Ci sono voluti sette anni di trattativa, ma alla fine l’Assemblea generale ONU ha adottato il Trattato sul commercio delle armi convenzionali. Con il voto favorevole di 153 Stati membri, quello contrario di Siria, Corea del Nord, Iran e l’astensione di 23 tra i quali Cina, Russia e India, il Palazzo di Vetro ha adottato una risoluzione con la quale si apre i periodo di ratifica da parte dei Paesi.
Dopo il Trattato sull’interdizione degli esperimenti nucleari siglato nel 1996, la decisione dello scorso 2 aprile segna una tappa storica verso il disarmo e una maggiore regolamentazione del commercio di armi. Con questo Trattato, infatti, la vendita di armi convenzionali sarà vietata in caso di rischio di “utilizzo per raggirare un embargo internazionale, grave violazione dei diritti umani, o essere indirizzate verso organizzazioni criminali e terroristiche”. Non a caso, il Segretario Generale ONU Ban Ki Moon ha salutato questa risoluzione come “una tappa storica della diplomazia” che potrà dare “nuovo slancio ad altri sforzi di disarmo”.
Ora la palla passa ai Governi e ai Parlamenti nazionali: dal mese di giugno, essi dovranno ratificare il Trattato che entrerà in vigore con la firma di almeno 50 Paesi che, secondo le stime del capo negoziatore a New York Peter Woolcot, richiederà due anni di tempo per le procedure interne ai singoli Paesi.
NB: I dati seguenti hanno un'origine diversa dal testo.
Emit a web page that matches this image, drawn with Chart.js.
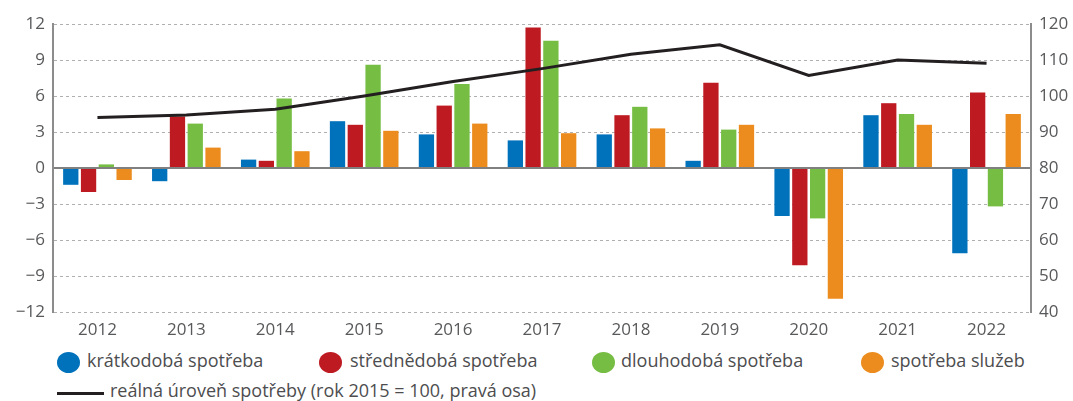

Un nuovo grande impegno per le organizzazioni non governative soprattutto di quegli Stati grandi esportatori di armi, Cina, Russia e India in testa, che a New York hanno fatto di tutto per impedire l’adozione del Trattato.
Per noi in Italia, questo grande successo al quale non poco ha contribuito la campagna “Control Arms”, fissa da oggi nuovi importanti obiettivi: chiedere al nuovo Governo e al Parlamento appena insediato di inserire tra le prime azioni questa priorità e al prossimo Ministro degli Affari Esteri di utilizzare l’azione diplomatica per il convincimento dei Paesi dichiaratisi contrari.